US gap-year visa expensive and hard for students

Harriet Alexander Higher Education Reporter
October 20, 2007
smh

IT WILL be more difficult for Australian students to take advantage of
a gap-year visa in the United States than it will be for their US
counterparts to come here, with a greater administrative burden for
Australians and slow interest from US organisers.

The 12-month reciprocal working-holiday visa, which will take effect
next month, was announced during the Asia Pacific Economic Co-
operation forum last month in a signal that the relationship between
Australia and the US had reached a new level of cosiness.

US citizens aged between 18 and 30 with post-secondary qualifications
can apply to come to Australia. But Australians will need to be
students or new graduates and to be sponsored by a US organisation
that will be required to monitor them throughout their stay and help
them reapply for the visa after four months in the country.

Stanley Colvin, of the US State Department, said the US sponsoring
organisations had not been as enthusiastic about becoming involved in
the scheme as the Australian travel industry, which has been agitating
for it for years. It would be expensive and labour intensive for them
to operate the visas for a relatively small return in the country's
vast tourism industry, he said.

"Quite frankly, I do not believe the sponsor community has decided
whether the market for this program in Australia is sufficient to
support their expenditure of resources - both time and money -
necessary to successfully implement and operate this activity."

But there was enough interest on both sides for a successful program
to emerge, he said, and 12 US sponsors had applied to operate the
visas before submissions closed - enough to import thousands of
Australians.

Australia has entered reciprocal working-holiday agreements with 19
other countries, but it is the first such visa arrangement for the US.

More Australian students are choosing to take gap years, with an
increase of 60 per cent in NSW and the ACT since 2000, according to
the University Admissions Centre. About 11 per cent of students who
plan to go to university next year have chosen to take a year off
first.

Julian Ledger, the chairman of the Backpacker Tourism Advisory Panel,
said more Australian students would defer their studies to participate
in gap schemes as a result of the US visa. The Government wants 30,000
participants within four years.

"We've got visa arrangements with some fairly small and obscure
countries where English may not be spoken," Mr Ledger said. "America
is a country with 300 million people, where English is widely spoken,
with huge work and career [options]. We're very excited about it."

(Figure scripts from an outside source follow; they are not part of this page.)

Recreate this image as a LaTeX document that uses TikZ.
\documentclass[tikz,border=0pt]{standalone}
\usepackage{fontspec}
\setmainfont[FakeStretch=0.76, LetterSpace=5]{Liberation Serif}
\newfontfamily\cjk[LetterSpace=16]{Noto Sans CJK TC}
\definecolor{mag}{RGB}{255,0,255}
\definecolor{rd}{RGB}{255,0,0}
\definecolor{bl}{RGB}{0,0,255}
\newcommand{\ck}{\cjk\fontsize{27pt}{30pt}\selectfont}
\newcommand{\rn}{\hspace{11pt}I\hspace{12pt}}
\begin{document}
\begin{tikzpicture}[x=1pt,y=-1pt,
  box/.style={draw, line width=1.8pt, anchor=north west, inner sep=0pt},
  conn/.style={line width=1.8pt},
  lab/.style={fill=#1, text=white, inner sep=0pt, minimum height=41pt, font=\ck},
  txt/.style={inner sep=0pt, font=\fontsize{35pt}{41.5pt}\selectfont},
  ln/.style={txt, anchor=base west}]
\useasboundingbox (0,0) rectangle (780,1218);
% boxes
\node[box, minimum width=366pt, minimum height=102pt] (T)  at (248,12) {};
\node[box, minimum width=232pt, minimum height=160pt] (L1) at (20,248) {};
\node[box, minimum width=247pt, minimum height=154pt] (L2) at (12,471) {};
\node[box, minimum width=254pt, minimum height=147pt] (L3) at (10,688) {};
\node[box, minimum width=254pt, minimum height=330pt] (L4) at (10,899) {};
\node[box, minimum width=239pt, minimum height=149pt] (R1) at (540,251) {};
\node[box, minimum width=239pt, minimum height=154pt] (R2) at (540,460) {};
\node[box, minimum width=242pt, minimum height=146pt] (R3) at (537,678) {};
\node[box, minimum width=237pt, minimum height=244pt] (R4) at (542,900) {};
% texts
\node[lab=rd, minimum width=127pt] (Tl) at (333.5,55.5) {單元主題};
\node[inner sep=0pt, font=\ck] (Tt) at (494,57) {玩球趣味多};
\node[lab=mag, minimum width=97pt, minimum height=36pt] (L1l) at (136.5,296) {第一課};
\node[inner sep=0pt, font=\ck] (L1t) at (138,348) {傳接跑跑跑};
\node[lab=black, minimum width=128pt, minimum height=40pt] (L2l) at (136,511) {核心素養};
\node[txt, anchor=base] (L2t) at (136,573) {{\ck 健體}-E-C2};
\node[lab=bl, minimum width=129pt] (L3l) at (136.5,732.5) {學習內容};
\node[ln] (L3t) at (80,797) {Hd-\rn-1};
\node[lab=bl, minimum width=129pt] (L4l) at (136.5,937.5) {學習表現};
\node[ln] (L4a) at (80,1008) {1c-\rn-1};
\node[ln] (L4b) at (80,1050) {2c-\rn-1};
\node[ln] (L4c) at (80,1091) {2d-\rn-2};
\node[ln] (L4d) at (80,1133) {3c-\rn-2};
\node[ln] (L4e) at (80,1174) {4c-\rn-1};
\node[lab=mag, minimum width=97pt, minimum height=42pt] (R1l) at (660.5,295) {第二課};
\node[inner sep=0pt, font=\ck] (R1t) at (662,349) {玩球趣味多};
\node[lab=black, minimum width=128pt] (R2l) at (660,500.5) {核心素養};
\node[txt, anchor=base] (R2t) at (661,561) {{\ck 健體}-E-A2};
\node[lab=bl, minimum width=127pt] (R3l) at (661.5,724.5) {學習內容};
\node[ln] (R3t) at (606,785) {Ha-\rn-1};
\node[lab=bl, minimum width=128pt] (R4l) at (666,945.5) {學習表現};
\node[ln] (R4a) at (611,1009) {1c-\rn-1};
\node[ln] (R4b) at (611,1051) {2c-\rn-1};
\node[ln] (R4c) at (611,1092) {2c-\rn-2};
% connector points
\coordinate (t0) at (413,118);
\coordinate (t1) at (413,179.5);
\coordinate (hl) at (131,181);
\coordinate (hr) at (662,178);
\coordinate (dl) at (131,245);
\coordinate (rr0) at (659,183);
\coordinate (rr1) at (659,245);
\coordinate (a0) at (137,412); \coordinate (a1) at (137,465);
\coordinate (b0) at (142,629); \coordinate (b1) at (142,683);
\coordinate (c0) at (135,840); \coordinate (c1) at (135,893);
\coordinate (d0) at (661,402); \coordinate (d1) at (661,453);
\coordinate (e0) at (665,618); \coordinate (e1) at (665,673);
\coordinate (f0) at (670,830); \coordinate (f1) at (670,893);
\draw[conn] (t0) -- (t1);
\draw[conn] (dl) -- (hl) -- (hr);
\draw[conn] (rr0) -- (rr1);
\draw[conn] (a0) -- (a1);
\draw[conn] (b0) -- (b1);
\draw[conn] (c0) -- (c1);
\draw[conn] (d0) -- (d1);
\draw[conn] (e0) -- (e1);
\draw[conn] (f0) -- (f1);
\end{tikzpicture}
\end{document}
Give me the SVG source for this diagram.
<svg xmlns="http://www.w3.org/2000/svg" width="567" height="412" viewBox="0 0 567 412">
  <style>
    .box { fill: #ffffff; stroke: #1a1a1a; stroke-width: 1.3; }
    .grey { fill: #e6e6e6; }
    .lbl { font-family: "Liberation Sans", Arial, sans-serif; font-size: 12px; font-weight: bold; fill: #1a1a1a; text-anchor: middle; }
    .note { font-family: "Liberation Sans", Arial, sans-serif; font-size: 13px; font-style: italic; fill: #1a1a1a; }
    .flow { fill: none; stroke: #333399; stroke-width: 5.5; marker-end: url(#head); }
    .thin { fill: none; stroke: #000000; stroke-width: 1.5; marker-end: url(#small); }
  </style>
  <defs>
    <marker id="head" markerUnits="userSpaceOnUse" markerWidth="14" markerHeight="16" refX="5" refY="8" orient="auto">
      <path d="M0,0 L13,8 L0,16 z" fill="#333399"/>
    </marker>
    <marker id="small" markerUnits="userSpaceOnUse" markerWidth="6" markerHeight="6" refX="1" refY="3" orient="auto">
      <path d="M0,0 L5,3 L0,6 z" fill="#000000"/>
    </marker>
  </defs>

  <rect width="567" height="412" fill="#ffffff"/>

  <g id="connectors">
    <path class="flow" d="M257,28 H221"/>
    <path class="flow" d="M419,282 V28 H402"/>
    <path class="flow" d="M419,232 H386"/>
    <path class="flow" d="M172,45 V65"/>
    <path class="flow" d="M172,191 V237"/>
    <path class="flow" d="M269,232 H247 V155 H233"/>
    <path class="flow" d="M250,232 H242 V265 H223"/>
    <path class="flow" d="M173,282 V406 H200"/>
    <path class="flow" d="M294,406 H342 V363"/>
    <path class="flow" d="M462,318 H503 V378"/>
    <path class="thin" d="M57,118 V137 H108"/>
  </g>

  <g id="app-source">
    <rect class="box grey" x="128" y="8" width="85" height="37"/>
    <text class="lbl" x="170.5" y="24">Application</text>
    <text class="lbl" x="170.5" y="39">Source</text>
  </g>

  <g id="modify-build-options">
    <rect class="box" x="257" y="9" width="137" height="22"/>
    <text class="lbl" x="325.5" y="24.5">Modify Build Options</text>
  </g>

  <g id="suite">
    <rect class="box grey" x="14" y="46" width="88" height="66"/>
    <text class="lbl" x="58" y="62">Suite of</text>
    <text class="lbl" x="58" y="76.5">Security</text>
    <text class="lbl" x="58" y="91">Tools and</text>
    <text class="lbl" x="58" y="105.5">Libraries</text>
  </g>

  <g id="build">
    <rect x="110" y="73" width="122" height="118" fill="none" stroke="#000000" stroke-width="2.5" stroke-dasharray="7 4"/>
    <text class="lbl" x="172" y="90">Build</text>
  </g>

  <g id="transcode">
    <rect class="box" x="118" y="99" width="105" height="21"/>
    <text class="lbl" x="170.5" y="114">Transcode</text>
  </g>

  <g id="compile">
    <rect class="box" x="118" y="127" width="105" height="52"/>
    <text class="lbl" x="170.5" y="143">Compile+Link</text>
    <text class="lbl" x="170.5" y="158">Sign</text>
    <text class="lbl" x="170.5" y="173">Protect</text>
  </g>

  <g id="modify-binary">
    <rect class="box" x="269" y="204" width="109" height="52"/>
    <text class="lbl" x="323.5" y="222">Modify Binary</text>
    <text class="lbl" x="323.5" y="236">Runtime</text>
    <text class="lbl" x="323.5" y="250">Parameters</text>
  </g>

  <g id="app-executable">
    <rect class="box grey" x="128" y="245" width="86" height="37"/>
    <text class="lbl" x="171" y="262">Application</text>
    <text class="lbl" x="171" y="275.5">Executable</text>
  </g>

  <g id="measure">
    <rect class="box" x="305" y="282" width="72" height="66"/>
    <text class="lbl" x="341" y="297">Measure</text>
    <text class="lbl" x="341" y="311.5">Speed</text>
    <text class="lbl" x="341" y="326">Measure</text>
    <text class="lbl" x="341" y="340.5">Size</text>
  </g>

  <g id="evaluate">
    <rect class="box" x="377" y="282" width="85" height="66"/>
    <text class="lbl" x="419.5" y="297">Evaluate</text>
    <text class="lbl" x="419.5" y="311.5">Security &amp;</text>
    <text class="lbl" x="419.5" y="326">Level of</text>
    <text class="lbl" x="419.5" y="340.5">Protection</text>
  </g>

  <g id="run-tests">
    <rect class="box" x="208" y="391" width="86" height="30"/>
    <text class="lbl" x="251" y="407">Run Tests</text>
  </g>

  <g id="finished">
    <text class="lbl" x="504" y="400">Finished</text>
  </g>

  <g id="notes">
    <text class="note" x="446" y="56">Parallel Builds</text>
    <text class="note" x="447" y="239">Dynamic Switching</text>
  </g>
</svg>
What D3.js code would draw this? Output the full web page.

But Brad Holland, the exec- utive director of International Exchange
Programs Australia, said it would take time for critical mass to
develop, especially since the US visa was more expensive, shorter and
more onerous than the one for Canada. (Costs for taking part in the US
program can be as high as $2700).

"Will this new visa open the floodgates? I don't think so," Mr Holland
said. "There are so many opportunities for Australians to work
overseas in other countries. It's a goodwill gesture."

Gap Activity Projects, which arranges volunteer work, offers
experiences such as teaching English in China, Malaysia, Poland and
Vietnam, and running camps in Canada.